What were we to do? Maybe you did not know Astryd, but she was a beautiful, sleek boxer, and bumpy skin was just unacceptable on such a beautiful dog. A new friend in Vermont told us about the raw food diet, and after having cooked for her for some years, it wasn't much of a jump to switch to a vegetable rich diet that consisted primarily of raw chicken carcasses (the part left after they cut off the bits you buy at the store). It was so easy and fairly cheap; I scraped whatever was left from our meals into her bowl, with a few exceptions, and gave her a chicken carcass once a day.  She was very happy and her coat was lovely.

However, on a long enough time line... She still died, despite her excellent diet.

Elmer, our current dog, has eaten the same way since he came to live with us. So far, so good. He is not quite the glutton Astryd was; she would eat anything, salad, fruit, bread crumbs, bits of rice off the floor.
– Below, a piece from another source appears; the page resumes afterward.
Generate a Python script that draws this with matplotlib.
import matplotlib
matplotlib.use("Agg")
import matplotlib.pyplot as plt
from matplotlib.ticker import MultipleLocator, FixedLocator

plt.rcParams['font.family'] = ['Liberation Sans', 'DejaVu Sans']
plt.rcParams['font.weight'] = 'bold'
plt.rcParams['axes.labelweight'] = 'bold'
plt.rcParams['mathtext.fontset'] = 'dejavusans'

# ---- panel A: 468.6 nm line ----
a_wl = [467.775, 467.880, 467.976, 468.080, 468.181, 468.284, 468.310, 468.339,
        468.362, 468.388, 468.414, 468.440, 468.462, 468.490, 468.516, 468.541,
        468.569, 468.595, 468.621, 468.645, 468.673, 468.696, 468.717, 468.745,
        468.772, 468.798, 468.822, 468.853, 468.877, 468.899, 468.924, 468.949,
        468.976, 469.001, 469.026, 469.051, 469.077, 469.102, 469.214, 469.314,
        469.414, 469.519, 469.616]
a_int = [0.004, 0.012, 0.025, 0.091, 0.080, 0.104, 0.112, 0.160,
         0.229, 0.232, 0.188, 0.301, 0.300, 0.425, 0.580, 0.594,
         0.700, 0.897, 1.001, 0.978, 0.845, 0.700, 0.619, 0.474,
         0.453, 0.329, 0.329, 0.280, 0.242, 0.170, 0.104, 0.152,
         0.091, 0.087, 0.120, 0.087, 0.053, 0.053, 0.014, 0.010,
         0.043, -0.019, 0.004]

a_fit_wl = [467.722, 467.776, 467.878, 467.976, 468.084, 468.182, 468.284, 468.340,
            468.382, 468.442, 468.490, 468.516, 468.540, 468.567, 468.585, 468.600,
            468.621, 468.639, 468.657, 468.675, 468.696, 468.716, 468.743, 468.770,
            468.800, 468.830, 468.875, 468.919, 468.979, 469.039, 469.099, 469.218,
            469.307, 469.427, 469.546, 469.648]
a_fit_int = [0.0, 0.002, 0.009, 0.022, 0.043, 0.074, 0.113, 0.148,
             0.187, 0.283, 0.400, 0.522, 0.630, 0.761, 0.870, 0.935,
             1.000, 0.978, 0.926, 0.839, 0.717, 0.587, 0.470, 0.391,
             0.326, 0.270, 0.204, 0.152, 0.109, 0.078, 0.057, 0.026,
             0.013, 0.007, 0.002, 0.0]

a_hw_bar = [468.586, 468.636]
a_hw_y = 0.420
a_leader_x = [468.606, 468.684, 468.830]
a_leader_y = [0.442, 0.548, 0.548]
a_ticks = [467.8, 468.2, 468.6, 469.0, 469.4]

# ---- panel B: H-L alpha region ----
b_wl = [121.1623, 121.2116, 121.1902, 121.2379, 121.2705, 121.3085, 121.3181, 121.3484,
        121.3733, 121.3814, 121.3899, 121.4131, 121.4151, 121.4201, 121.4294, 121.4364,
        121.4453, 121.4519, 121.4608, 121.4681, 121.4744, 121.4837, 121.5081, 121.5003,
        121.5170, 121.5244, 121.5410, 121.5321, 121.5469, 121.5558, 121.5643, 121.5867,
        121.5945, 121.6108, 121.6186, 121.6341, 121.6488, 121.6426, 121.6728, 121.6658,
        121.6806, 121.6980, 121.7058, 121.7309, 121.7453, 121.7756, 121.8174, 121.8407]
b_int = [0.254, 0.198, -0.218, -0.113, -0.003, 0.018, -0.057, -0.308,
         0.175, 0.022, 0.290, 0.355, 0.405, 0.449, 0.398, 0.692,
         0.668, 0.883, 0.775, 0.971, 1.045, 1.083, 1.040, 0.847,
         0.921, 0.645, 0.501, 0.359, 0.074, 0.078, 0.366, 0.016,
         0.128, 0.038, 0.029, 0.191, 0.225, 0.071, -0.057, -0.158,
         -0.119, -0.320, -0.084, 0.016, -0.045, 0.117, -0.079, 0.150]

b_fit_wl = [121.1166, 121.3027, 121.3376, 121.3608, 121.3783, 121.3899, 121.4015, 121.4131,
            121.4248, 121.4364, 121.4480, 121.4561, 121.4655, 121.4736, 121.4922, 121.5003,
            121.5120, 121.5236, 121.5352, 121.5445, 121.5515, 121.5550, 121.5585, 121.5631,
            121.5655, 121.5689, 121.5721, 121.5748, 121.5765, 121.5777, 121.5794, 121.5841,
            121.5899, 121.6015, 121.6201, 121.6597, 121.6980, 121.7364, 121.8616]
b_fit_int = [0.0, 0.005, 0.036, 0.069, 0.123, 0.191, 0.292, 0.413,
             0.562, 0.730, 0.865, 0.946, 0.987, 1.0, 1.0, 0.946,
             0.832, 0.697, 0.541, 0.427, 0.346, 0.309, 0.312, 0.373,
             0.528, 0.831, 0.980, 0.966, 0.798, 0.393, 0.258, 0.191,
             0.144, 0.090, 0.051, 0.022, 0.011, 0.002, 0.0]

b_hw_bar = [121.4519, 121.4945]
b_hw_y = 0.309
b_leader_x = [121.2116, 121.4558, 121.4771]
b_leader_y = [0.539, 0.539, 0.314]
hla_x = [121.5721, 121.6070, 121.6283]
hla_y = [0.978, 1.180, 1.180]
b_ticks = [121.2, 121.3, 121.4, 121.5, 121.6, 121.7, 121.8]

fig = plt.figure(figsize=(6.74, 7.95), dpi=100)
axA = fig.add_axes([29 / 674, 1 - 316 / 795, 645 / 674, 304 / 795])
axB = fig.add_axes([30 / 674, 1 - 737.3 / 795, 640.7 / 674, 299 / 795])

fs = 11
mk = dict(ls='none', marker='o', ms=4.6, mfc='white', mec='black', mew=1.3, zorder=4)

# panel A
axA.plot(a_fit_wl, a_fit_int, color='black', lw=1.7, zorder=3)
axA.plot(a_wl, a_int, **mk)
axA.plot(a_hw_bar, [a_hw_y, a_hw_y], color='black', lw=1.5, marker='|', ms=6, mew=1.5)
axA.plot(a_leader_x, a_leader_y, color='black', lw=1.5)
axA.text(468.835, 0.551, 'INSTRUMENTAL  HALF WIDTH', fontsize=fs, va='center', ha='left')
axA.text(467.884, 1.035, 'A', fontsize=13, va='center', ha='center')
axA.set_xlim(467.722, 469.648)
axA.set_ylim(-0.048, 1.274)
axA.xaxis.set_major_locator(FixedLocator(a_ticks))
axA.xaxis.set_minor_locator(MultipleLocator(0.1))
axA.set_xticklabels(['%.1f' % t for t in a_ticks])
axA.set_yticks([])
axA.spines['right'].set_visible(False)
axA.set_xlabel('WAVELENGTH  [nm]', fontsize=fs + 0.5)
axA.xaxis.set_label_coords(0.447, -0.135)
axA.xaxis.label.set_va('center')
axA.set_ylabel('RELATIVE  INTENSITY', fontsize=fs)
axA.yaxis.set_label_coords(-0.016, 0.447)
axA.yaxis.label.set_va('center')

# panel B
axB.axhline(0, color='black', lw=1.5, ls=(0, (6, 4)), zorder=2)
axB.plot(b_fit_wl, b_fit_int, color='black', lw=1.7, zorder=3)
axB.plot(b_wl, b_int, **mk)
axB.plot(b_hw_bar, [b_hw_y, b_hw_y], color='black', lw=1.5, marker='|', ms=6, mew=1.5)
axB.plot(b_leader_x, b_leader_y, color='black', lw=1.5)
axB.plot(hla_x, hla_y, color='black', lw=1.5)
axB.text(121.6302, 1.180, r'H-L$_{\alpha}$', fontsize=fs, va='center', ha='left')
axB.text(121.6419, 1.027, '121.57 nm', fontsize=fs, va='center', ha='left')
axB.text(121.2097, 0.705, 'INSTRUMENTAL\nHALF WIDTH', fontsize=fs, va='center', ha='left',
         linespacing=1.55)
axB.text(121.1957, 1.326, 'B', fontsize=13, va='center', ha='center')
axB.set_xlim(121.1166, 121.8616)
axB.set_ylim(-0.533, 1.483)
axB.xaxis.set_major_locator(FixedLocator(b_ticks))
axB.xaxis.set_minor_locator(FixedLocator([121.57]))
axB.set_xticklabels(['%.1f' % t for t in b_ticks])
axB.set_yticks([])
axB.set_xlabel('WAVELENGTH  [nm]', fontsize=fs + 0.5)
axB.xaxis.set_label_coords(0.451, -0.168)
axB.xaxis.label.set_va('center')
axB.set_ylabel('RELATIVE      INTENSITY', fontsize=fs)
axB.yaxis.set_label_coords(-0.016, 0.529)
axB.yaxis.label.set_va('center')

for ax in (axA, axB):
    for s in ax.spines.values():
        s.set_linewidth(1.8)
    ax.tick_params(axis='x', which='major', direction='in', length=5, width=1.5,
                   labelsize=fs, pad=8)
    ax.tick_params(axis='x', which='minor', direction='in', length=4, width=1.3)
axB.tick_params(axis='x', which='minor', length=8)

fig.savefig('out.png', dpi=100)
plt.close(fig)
Elmer is not that interested in food unless it is meat or something rotting in the compost pile. I gave up deliberately supplementing his meat with any vegetables because he insisted on some nasty foraging. He's healthy; I guess it's working well enough.

Then came the cats.

If you think about the size of a cat's mouth, you can immediately see that most parts of a chicken are going to be a problem. They can very handily eat small rodents, easily up to the size of a chipmunk. But think of the chipmunk's little backbone and then think of the hulking backbone of a chicken and you will see there is a problem. The cats just cannot seem to deal with chicken.
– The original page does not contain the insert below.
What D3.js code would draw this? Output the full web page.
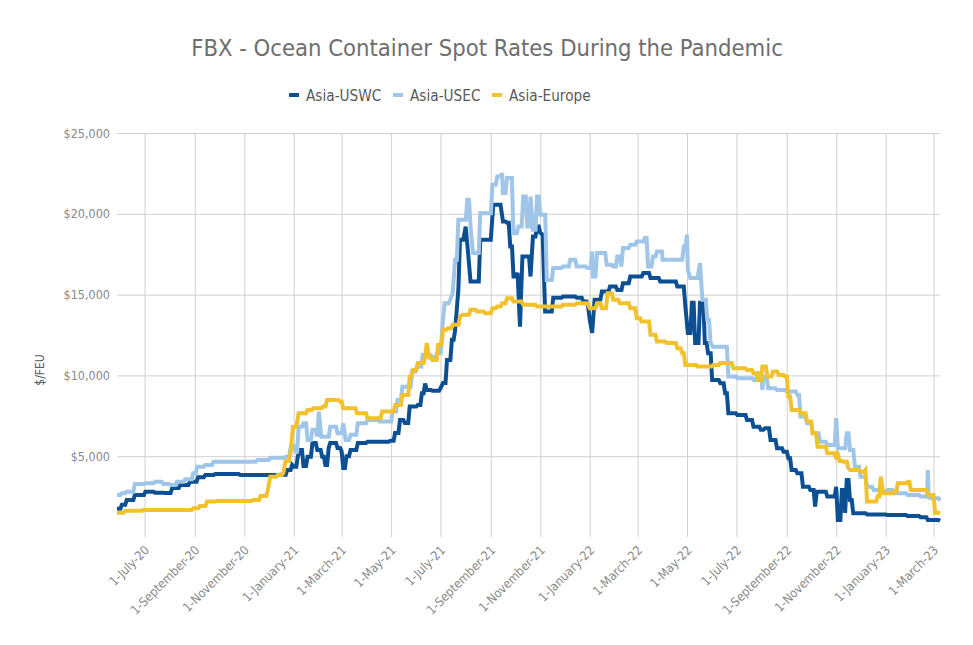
<!DOCTYPE html>
<html><head><meta charset="utf-8">
<script src="https://cdn.jsdelivr.net/npm/d3@7"></script>
<style>
body{margin:0;background:#fff;}
text{font-family:"DejaVu Sans Condensed","DejaVu Sans",sans-serif;font-stretch:condensed;}
</style></head>
<body><svg id="c" width="973" height="645"></svg>
<script>
const title = "FBX - Ocean Container Spot Rates During the Pandemic";
const seriesNames = ["Asia-USWC","Asia-USEC","Asia-Europe"];
const seriesColors = ["#0d4f93","#9fc5e8","#f2c12e"];
const yTicks = [5000,10000,15000,20000,25000];
const xTickDates = ["2020-07-01","2020-09-01","2020-11-01","2021-01-01","2021-03-01","2021-05-01","2021-07-01","2021-09-01","2021-11-01","2022-01-01","2022-03-01","2022-05-01","2022-07-01","2022-09-01","2022-11-01","2023-01-01","2023-03-01"];

const uswcDates = ["2020-05-28","2020-06-03","2020-06-09","2020-06-19","2020-07-02","2020-07-14","2020-07-26","2020-08-04","2020-08-14","2020-08-26","2020-09-05","2020-09-14","2020-09-26","2020-10-27","2020-12-15","2020-12-24","2020-12-30","2021-01-01","2021-01-06","2021-01-09","2021-01-13","2021-01-18","2021-01-24","2021-01-30","2021-02-05","2021-02-09","2021-02-13","2021-02-15","2021-02-24","2021-03-01","2021-03-03","2021-03-07","2021-03-12","2021-03-21","2021-04-02","2021-04-30","2021-05-06","2021-05-12","2021-05-18","2021-05-24","2021-06-03","2021-06-08","2021-06-12","2021-06-14","2021-06-21","2021-07-01","2021-07-04","2021-07-09","2021-07-15","2021-07-19","2021-07-21","2021-07-23","2021-07-25","2021-07-29","2021-08-01","2021-08-04","2021-08-07","2021-08-15","2021-08-19","2021-09-01","2021-09-04","2021-09-13","2021-09-16","2021-09-21","2021-09-25","2021-09-29","2021-10-04","2021-10-07","2021-10-10","2021-10-16","2021-10-20","2021-10-23","2021-10-28","2021-11-01","2021-11-04","2021-11-07","2021-11-13","2021-11-17","2021-11-29","2021-12-16","2021-12-24","2021-12-30","2022-01-01","2022-01-04","2022-01-07","2022-01-16","2022-01-26","2022-02-04","2022-02-11","2022-02-20","2022-03-08","2022-03-17","2022-03-29","2022-04-10","2022-04-19","2022-04-27","2022-04-29","2022-05-02","2022-05-07","2022-05-11","2022-05-17","2022-05-23","2022-05-27","2022-06-01","2022-06-11","2022-06-17","2022-06-21","2022-07-02","2022-07-14","2022-07-22","2022-07-31","2022-08-05","2022-08-12","2022-08-20","2022-08-28","2022-09-03","2022-09-07","2022-09-14","2022-09-21","2022-09-30","2022-10-06","2022-10-08","2022-10-16","2022-10-21","2022-10-28","2022-11-01","2022-11-03","2022-11-08","2022-11-12","2022-11-14","2022-11-18","2022-11-22","2022-12-09","2023-01-03","2023-01-28","2023-02-13","2023-02-22","2023-03-09"];
const uswcValues = [1750,2000,2290,2600,2800,2740,2720,3030,3220,3420,3700,3840,3900,3840,3850,4150,4460,4350,5000,5390,4400,4970,5820,5390,4970,4460,5500,5820,5510,5300,4270,5000,5390,5820,5900,5950,6440,7240,7060,8070,8170,8900,9500,9100,9050,9200,9530,10960,12200,12800,14060,15300,18390,18390,19210,17580,15810,15810,18390,18390,20560,20560,19520,19440,17980,16120,16350,13020,17360,17360,16120,18600,19210,18820,18700,13950,13950,14800,14880,14800,14570,14260,13440,12630,14680,15190,15500,15290,15710,16120,16330,16020,15810,15810,15500,15500,14260,12630,14490,12010,14490,12000,11370,9720,9520,8900,7660,7550,7240,6830,6630,6730,6010,5490,5280,4870,4150,3940,3110,2910,1880,2800,2800,2500,2500,3110,1050,2910,1490,3530,2290,1470,1400,1360,1300,1220,1050,990];

const usecDates = ["2020-05-28","2020-06-03","2020-06-09","2020-06-19","2020-07-02","2020-07-14","2020-07-24","2020-08-02","2020-08-10","2020-08-20","2020-08-30","2020-09-04","2020-09-14","2020-09-24","2020-10-27","2020-11-17","2020-12-03","2020-12-22","2020-12-28","2021-01-01","2021-01-03","2021-01-07","2021-01-13","2021-01-18","2021-01-24","2021-01-30","2021-02-01","2021-02-04","2021-02-15","2021-02-24","2021-03-03","2021-03-06","2021-03-12","2021-03-21","2021-04-02","2021-04-17","2021-04-26","2021-05-03","2021-05-09","2021-05-15","2021-05-27","2021-06-02","2021-06-09","2021-06-20","2021-06-27","2021-07-03","2021-07-06","2021-07-13","2021-07-16","2021-07-19","2021-07-23","2021-07-29","2021-08-03","2021-08-07","2021-08-10","2021-08-15","2021-08-19","2021-08-29","2021-09-03","2021-09-09","2021-09-15","2021-09-16","2021-09-21","2021-09-27","2021-09-29","2021-10-05","2021-10-11","2021-10-16","2021-10-20","2021-10-23","2021-10-28","2021-11-01","2021-11-04","2021-11-09","2021-11-17","2021-11-29","2021-12-08","2021-12-16","2021-12-29","2022-01-04","2022-01-05","2022-01-10","2022-01-17","2022-01-22","2022-01-30","2022-02-04","2022-02-09","2022-02-11","2022-02-20","2022-02-28","2022-03-10","2022-03-14","2022-03-20","2022-03-25","2022-03-31","2022-04-01","2022-04-22","2022-04-27","2022-05-01","2022-05-02","2022-05-05","2022-05-14","2022-05-17","2022-05-20","2022-05-26","2022-05-30","2022-06-02","2022-06-15","2022-06-21","2022-07-02","2022-07-14","2022-07-22","2022-07-27","2022-08-02","2022-08-03","2022-08-09","2022-08-20","2022-09-01","2022-09-14","2022-09-18","2022-09-26","2022-10-03","2022-10-12","2022-10-21","2022-10-28","2022-11-01","2022-11-03","2022-11-10","2022-11-14","2022-11-18","2022-11-24","2022-12-01","2022-12-09","2022-12-17","2022-12-26","2023-01-03","2023-01-11","2023-01-28","2023-02-13","2023-02-21","2023-02-22","2023-02-23","2023-02-26","2023-03-09"];
const usecValues = [2600,2700,2800,3280,3320,3420,3280,3220,3420,3570,3940,4350,4460,4660,4660,4770,4910,4970,5490,5590,5280,6830,7040,6010,6630,6210,7760,6210,6830,6420,7040,6000,6320,7040,7240,7140,7140,7760,8480,9300,10240,10550,11270,11160,11370,12820,14470,14680,15090,17150,19630,19630,20870,19210,17570,17570,20040,20040,21800,22310,22520,21280,22210,22210,18800,19210,21070,19210,21070,19010,21070,19940,19940,15910,16640,16740,17150,16740,16640,17670,16120,17570,17570,16840,16740,17360,16740,17880,18080,18290,18500,16740,17360,17670,17670,17150,17150,17980,18700,16530,16020,16020,16950,14680,13440,12000,11780,11780,9930,9830,9830,9720,10140,9100,9930,9210,9100,9000,8790,7450,7040,6420,5900,5700,5700,7350,5490,5490,6420,5390,4350,3730,3110,2910,2800,2910,2710,2600,2500,2500,4150,2450,2400,2250];

const euDates = ["2020-05-28","2020-06-07","2020-06-30","2020-08-14","2020-08-30","2020-09-07","2020-09-16","2020-09-28","2020-10-31","2020-11-12","2020-11-21","2020-11-30","2020-12-03","2020-12-12","2020-12-19","2020-12-22","2020-12-28","2020-12-31","2021-01-05","2021-01-07","2021-01-18","2021-01-25","2021-02-06","2021-02-11","2021-02-27","2021-03-03","2021-03-12","2021-03-20","2021-04-02","2021-04-14","2021-04-20","2021-04-28","2021-05-06","2021-05-15","2021-05-24","2021-05-28","2021-06-03","2021-06-12","2021-06-14","2021-06-17","2021-06-21","2021-06-28","2021-07-04","2021-07-10","2021-07-16","2021-07-25","2021-07-28","2021-08-07","2021-08-15","2021-08-25","2021-09-03","2021-09-09","2021-09-15","2021-09-21","2021-09-29","2021-10-11","2021-10-28","2021-11-13","2021-11-29","2021-12-16","2021-12-29","2022-01-01","2022-01-10","2022-01-16","2022-01-23","2022-01-30","2022-02-07","2022-02-20","2022-02-28","2022-03-06","2022-03-12","2022-03-17","2022-03-25","2022-04-06","2022-04-19","2022-04-25","2022-04-29","2022-05-14","2022-06-02","2022-06-11","2022-06-27","2022-07-14","2022-07-22","2022-07-28","2022-08-02","2022-08-08","2022-08-15","2022-08-22","2022-08-30","2022-09-03","2022-09-07","2022-09-18","2022-09-26","2022-10-03","2022-10-09","2022-10-21","2022-10-31","2022-11-02","2022-11-05","2022-11-10","2022-11-16","2022-11-18","2022-12-01","2022-12-07","2022-12-09","2022-12-17","2022-12-22","2022-12-26","2022-12-29","2023-01-11","2023-01-16","2023-01-28","2023-02-01","2023-02-13","2023-02-22","2023-03-01","2023-03-03","2023-03-09"];
const euValues = [1500,1630,1670,1670,1780,1920,2190,2230,2230,2290,2540,2910,3730,3840,3940,4700,5200,6800,7040,7660,7860,7970,8070,8480,8380,7970,7970,7660,7350,7350,7760,7760,8170,8790,9930,10340,10760,11160,12000,11100,10960,11890,12820,12920,13130,13640,13750,14060,13950,13850,14160,14260,14470,14780,14570,14370,14260,14260,14370,14470,14470,14160,14470,14160,15090,14680,14470,14160,13540,13330,13330,12510,12100,12000,11680,11370,10650,10550,10650,10760,10450,10340,10140,9720,10550,9930,10240,10030,9930,8690,7860,7660,7140,6420,5590,5190,5000,5300,4700,4660,4250,4150,4040,4150,2190,2190,2500,3730,2710,2800,3320,3420,2910,2910,2600,2600,1500,1470];

if (uswcDates.length !== uswcValues.length || usecDates.length !== usecValues.length || euDates.length !== euValues.length) {
  throw new Error("length mismatch");
}

const parse = d3.utcParse("%Y-%m-%d");
const series = [
  {name: seriesNames[0], color: seriesColors[0], pts: uswcDates.map((d,i)=>({d:parse(d), v:uswcValues[i]}))},
  {name: seriesNames[1], color: seriesColors[1], pts: usecDates.map((d,i)=>({d:parse(d), v:usecValues[i]}))},
  {name: seriesNames[2], color: seriesColors[2], pts: euDates.map((d,i)=>({d:parse(d), v:euValues[i]}))}
];

const svg = d3.select("#c");
const mLeft = 117, mRight = 940, mTop = 133, mBottom = 537;
const x = d3.scaleUtc().domain([parse("2020-05-28"), parse("2023-03-09")]).range([mLeft, mRight]);
const y = d3.scaleLinear().domain([0, 25000]).range([mBottom, mTop]);

// title
svg.append("text").attr("x", 487).attr("y", 56).attr("text-anchor","middle")
  .attr("font-size", 23.6).attr("fill","#6e6e6e").text(title);

// legend
const legendX = [289, 393, 492];
series.forEach((s,i)=>{
  const g = svg.append("g").attr("transform",`translate(${legendX[i]},95)`);
  g.append("line").attr("x1",0).attr("x2",10).attr("y1",0).attr("y2",0).attr("stroke",s.color).attr("stroke-width",4);
  g.append("text").attr("x",17).attr("y",5.5).attr("font-size",15.2).attr("fill","#595959").text(s.name);
});

// y grid + labels
const yAxis = d3.axisLeft(y).tickValues(yTicks).tickSize(-(mRight-mLeft)).tickPadding(6)
  .tickFormat(d=>"$"+d3.format(",")(d));
const yg = svg.append("g").attr("transform",`translate(${mLeft},0)`).call(yAxis);
yg.select(".domain").remove();
yg.selectAll(".tick line").attr("stroke","#d0d0d0");
yg.selectAll(".tick text").attr("font-size",12.5).attr("fill","#8a8a8a").attr("dx",-1);

// x grid + labels
const xAxis = d3.axisBottom(x).tickValues(xTickDates.map(parse)).tickSize(-(mBottom-mTop)).tickPadding(0)
  .tickFormat(d3.utcFormat("1-%B-%y"));
const xg = svg.append("g").attr("transform",`translate(0,${mBottom})`).call(xAxis);
xg.select(".domain").remove();
xg.selectAll(".tick line").attr("stroke","#d0d0d0");
xg.selectAll(".tick text").attr("font-size",12.5).attr("fill","#8a8a8a")
  .attr("text-anchor","end").attr("dy",0).attr("y",0)
  .attr("transform","translate(5,14) rotate(-45)");

// y title
svg.append("text").attr("transform","translate(44,370) rotate(-90)").attr("text-anchor","middle")
  .attr("font-size",12).attr("fill","#595959").text("$/FEU");

// curve: hold level over longer gaps, short ramp into the next reading; short gaps stay linear
function curveRampStep(context) {
  return {
    areaStart(){}, areaEnd(){},
    lineStart(){ this._p = 0; },
    lineEnd(){},
    point(px, py){
      px = +px; py = +py;
      if (!this._p) { context.moveTo(px, py); this._p = 1; }
      else {
        if (px - this._x > 3) context.lineTo(px - 1.5, this._y);
        context.lineTo(px, py);
      }
      this._x = px; this._y = py;
    }
  };
}

// lines
const line = d3.line().curve(curveRampStep).x(p=>x(p.d)).y(p=>y(p.v));
series.forEach(s=>{
  svg.append("path").datum(s.pts).attr("d",line).attr("fill","none")
    .attr("stroke",s.color).attr("stroke-width",4).attr("stroke-linejoin","miter").attr("stroke-miterlimit",3);
});
</script></body></html>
So, we bought a three pound cleaver. It's an awesome tool, frightening in its heft and efficiency. The nightly chore of chopping some part of a chicken carcass into cat food is one Jason and I both avoid. The blood always splatters around which is surprising when you consider how little blood there is in a carcass. There is always the tingle of fear that you won't keep your fingers well out of the way and the certainty that a three pound cleaver could go swiftly through the bone of your index finger. There is the hacking and hacking necessary to reduce the carcass into cat food. It's a loud, messy process, but we find ourselves doing it.

We find we cannot stand to give kibble to the animals when we know how much garbage goes into it. We find we cannot support an evil meat industry even to feed the animals. We find that we just cannot convince ourselves that cats need corn or soy in any form. So, we try to make friends with the cleaver, and then wipe up the mess, and get on with our lives.